Und damit ein letztes Mal in den Worten von Timo Brunke:
Freunde, dieser Stadt zu Ehren // Holt den Kehrwisch aus dem Schrank!
„Unumkehrbar“ umzukehren // Und die Zukunft sagt uns Dank!
Keine Angst vor Zwang und Zahlen, // Wir sind das Volk, wir sind das Geld.
Seht, wie unsre Augen strahlen: // So verändern wir die Welt![12]
In diesem Sinn – und bitte alle:
OBEN BLEIBEN!
[1] Wolfgang Schivelbusch, Geschichte der Eisenbahnreise – Zur Industrialisierung von Raum und Zeit im 19. Jahrhundert, Frankfurt – Berlin – Wien 1979, S.153.
[2] Timo Brunke, Zehn Jahre Montagsdemo. Im Original anstelle von „viele Jahre“ „zehn Jahre“.
[3] Volker Lösch, Schwaben, hört die Signale! Notizen zur Stuttgarter Kulturrevolte, in: Stuttgart 21 – Oder: Wem gehört die Stadt, herausgegeben von V. Lösch, G. Stocker, S. Leidig und Winfried Wolf, Köln 2011, S.47.
[4] Matthias Roser, Der Stuttgarter Hauptbahnhof, Stuttgart 2010, S. 85.

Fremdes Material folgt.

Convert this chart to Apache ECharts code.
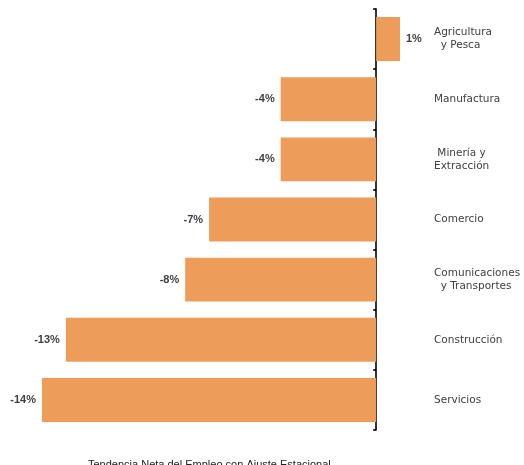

[5] Genaue Angaben nach: Winfried Wolf, Heiner Monheim, Wolfgang Hesse, Stuttgart 2030 – Eine Stadt für die Menschen, Stuttgart 2020, S. 28 und 30.

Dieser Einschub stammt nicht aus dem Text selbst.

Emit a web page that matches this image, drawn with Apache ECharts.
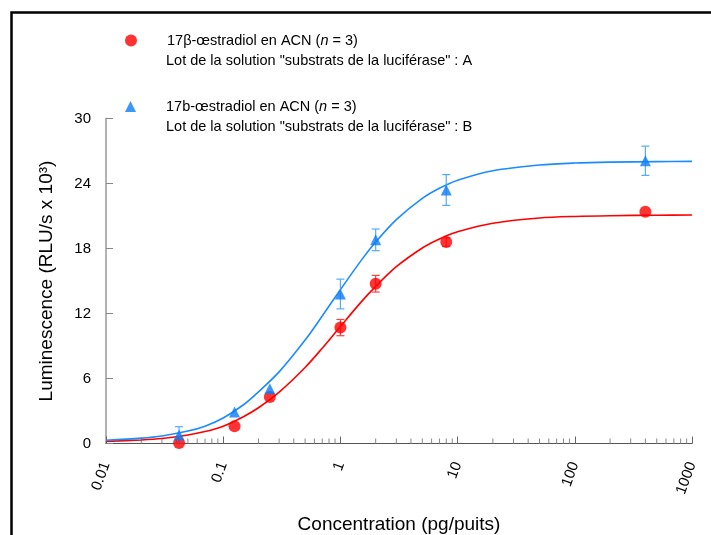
<!DOCTYPE html>
<html><head><meta charset="utf-8">
<script src="https://cdn.jsdelivr.net/npm/echarts@6/dist/echarts.min.js"></script>
<style>html,body{margin:0;padding:0;background:#fff}#c{width:711px;height:535px}</style>
</head><body><div id="c"></div>
<script>
// ---- data ----
const concentrations = [0.042, 0.125, 0.25, 1, 2, 8, 400];
const seriesA = [0.05, 1.6, 4.3, 10.7, 14.75, 18.6, 21.4];
const errA    = [null, null, null, 0.75, 0.77, 0.4, null];
const seriesB = [0.78, 2.9, 5.05, 13.8, 18.8, 23.4, 26.1];
const errB    = [0.77, null, null, 1.37, 1.0, 1.42, 1.35];

const curveX = [0.01, 0.02, 0.03, 0.05, 0.07, 0.1, 0.15, 0.2, 0.3, 0.5, 0.7, 1, 1.5, 2, 3, 5, 7, 10, 20, 50, 100, 200, 500, 1000];
const curveA = [0.2, 0.33, 0.46, 0.78, 1.1, 1.6, 2.5, 3.3, 4.74, 7.02, 8.8, 10.8, 13.05, 14.5, 16.32, 18.05, 18.88, 19.54, 20.33, 20.81, 20.96, 21.03, 21.07, 21.09];
const curveB = [0.3, 0.5, 0.7, 1.15, 1.6, 2.35, 3.6, 4.77, 6.61, 9.55, 11.77, 14.2, 16.88, 18.6, 20.67, 22.63, 23.56, 24.3, 25.18, 25.71, 25.89, 25.97, 26.02, 26.04];

const yTicks = [0, 6, 12, 18, 24, 30];
const xTickLabels = ['0.01', '0.1', '1', '10', '100', '1000'];
const minorTickValues = [
  0.02,0.03,0.04,0.05,0.06,0.07,0.08,0.09,
  0.2,0.3,0.4,0.5,0.6,0.7,0.8,0.9,
  2,3,4,5,6,7,8,9,
  20,30,40,50,60,70,80,90,
  200,300,400,500,600,700,800,900
];

const nameA = '17β-œstradiol en ACN (n = 3)';
const nameB = '17b-œstradiol en ACN (n = 3)';
const lineA = 'Lot de la solution "substrats de la luciférase" : A';
const lineB = 'Lot de la solution "substrats de la luciférase" : B';

const RED = '#ff0000', BLUE = '#1a8cff', BLUE_M = '#0a7cf5';
const FONT = 'Liberation Sans, Arial, sans-serif';

function pairs(xs, ys) { return xs.map((x, i) => [x, ys[i]]); }
function errData(xs, ys, es) {
  const out = [];
  xs.forEach((x, i) => { if (es[i] != null) out.push([x, ys[i] - es[i], ys[i] + es[i]]); });
  return out;
}
function errRender(color) {
  return function (params, api) {
    const lo = api.coord([api.value(0), api.value(1)]);
    const hi = api.coord([api.value(0), api.value(2)]);
    const w = 4;
    const st = { stroke: color, lineWidth: 1.2 };
    return { type: 'group', children: [
      { type: 'line', shape: { x1: lo[0], y1: lo[1], x2: hi[0], y2: hi[1] }, style: st },
      { type: 'line', shape: { x1: lo[0] - w, y1: lo[1], x2: lo[0] + w, y2: lo[1] }, style: st },
      { type: 'line', shape: { x1: hi[0] - w, y1: hi[1], x2: hi[0] + w, y2: hi[1] }, style: st }
    ]};
  };
}
const legendFmt = function (name) {
  const parts = name.split('(n');
  return '{s|}{a|' + parts[0] + '(}{i|n}{a|' + parts[1] + '}';
};
const legendRich = {
  s: { width: 25 },
  a: { fontSize: 14.5, fontFamily: FONT, color: '#000' },
  i: { fontSize: 14.5, fontFamily: FONT, color: '#000', fontStyle: 'italic' }
};

const chart = echarts.init(document.getElementById('c'), null, { renderer: 'canvas' });
chart.setOption({
  backgroundColor: '#fff',
  animation: false,
  grid: { left: 106, right: 19, top: 118.5, bottom: 91.5, containLabel: false, outerBoundsMode: 'none' },
  legend: [
    { data: [nameA], left: 125, top: 33, padding: 0, icon: 'circle', itemWidth: 12, itemHeight: 12,
      formatter: legendFmt, textStyle: { rich: legendRich }, selectedMode: false },
    { data: [nameB], left: 125, top: 99, padding: 0, icon: 'triangle', itemWidth: 11, itemHeight: 11,
      formatter: legendFmt, textStyle: { rich: legendRich }, selectedMode: false }
  ],
  graphic: [
    { type: 'rect', shape: { x: 11.5, y: 12.5, width: 800, height: 600 }, style: { fill: 'none', stroke: '#000', lineWidth: 2.5 }, silent: true },
    { type: 'text', x: 166, y: 61, style: { text: lineA, font: '14.5px ' + FONT, fill: '#000', verticalAlign: 'middle' } },
    { type: 'text', x: 166, y: 127, style: { text: lineB, font: '14.5px ' + FONT, fill: '#000', verticalAlign: 'middle' } }
  ],
  xAxis: {
    type: 'log', logBase: 10, min: 0.01, max: 1000,
    name: 'Concentration (pg/puits)', nameLocation: 'middle', nameGap: 72,
    nameTextStyle: { fontSize: 19, fontFamily: FONT, color: '#000' },
    axisLine: { show: true, lineStyle: { color: '#555', width: 1 } },
    axisTick: { show: true, inside: true, length: 7, lineStyle: { color: '#666' } },
    minorTick: { show: false },
    splitLine: { show: false },
    axisLabel: { rotate: 70, fontSize: 15, fontFamily: FONT, color: '#000', margin: 19,
      formatter: function (v, i) { return xTickLabels[i] !== undefined ? xTickLabels[i] : ''; } }
  },
  yAxis: {
    type: 'value', min: yTicks[0], max: yTicks[yTicks.length - 1], interval: yTicks[1] - yTicks[0],
    name: 'Luminescence (RLU/s x 10³)', nameLocation: 'middle', nameGap: 50, nameRotate: 90,
    nameTextStyle: { fontSize: 19, fontFamily: FONT, color: '#000' },
    axisLine: { show: true, lineStyle: { color: '#999', width: 1.5 } },
    axisTick: { show: true, inside: true, length: 7, lineStyle: { color: '#888' } },
    splitLine: { show: false },
    axisLabel: { fontSize: 15, fontFamily: FONT, color: '#000', margin: 15 }
  },
  series: [
    { name: 'minor', type: 'custom', silent: true, z: 1,
      data: minorTickValues.map(v => [v, 0]),
      renderItem: function (params, api) {
        const p = api.coord([api.value(0), 0]);
        return { type: 'line', shape: { x1: p[0], y1: p[1], x2: p[0], y2: p[1] - 5 }, style: { stroke: '#888', lineWidth: 1 } };
      } },
    { name: 'fitA', type: 'line', data: pairs(curveX, curveA), showSymbol: false, smooth: 0.3,
      lineStyle: { color: RED, width: 1.6 }, itemStyle: { color: RED }, z: 2, silent: true },
    { name: 'fitB', type: 'line', data: pairs(curveX, curveB), showSymbol: false, smooth: 0.3,
      lineStyle: { color: BLUE, width: 1.6 }, itemStyle: { color: BLUE }, z: 2, silent: true },
    { name: 'errA', type: 'custom', data: errData(concentrations, seriesA, errA), renderItem: errRender('#ff4040'), z: 3, silent: true },
    { name: 'errB', type: 'custom', data: errData(concentrations, seriesB, errB), renderItem: errRender('#55aaff'), z: 3, silent: true },
    { name: nameA, type: 'scatter', data: pairs(concentrations, seriesA), symbol: 'circle', symbolSize: 12,
      itemStyle: { color: RED }, z: 4 },
    { name: nameB, type: 'scatter', data: pairs(concentrations, seriesB), symbol: 'triangle', symbolSize: 11,
      itemStyle: { color: BLUE_M }, z: 4 }
  ]
});
</script>
</body></html>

[6] Hier zitiert in: Wolf/Hesse/Monheim, Stuttgart 2030, a.a.O., S. 57.
[7] Ein Stellplatz für ein E-Pkw mit Ladesäule entspricht 20 Quadratmetern. 2000 Stellplätze sind entsprechend 40.000 Quadratmeter oder 4 Hektar.
[8] Text und Musik: Bernd Köhler; CD: die neue welt, jump-up 2007.
[9] Johann Nestroy, Eisenbahnheiraten. Oder Wien, Neustadt, Brünn. Posse mit Gesang in drei Acten, Uraufführung am 3. Jänner 1844, Theater an der Wien. https://nestroy.at/nestroy-stuecke/50_eisenbahnheiraten/eisenbahnheiraten.pdf
[10] Interview in der süddeutschen Zeitung vom 11. Februar 2014 (= erstes Zitat) und Gespräch mit Dieter Zetsche in Bilanz, November 2015
[11] Christine Prayon, Mission OBENBLEIBEN – Rede auf der Montagsdemo vom 30. September 2011
[12] Timo Brunke; aus: Widerstandshymne.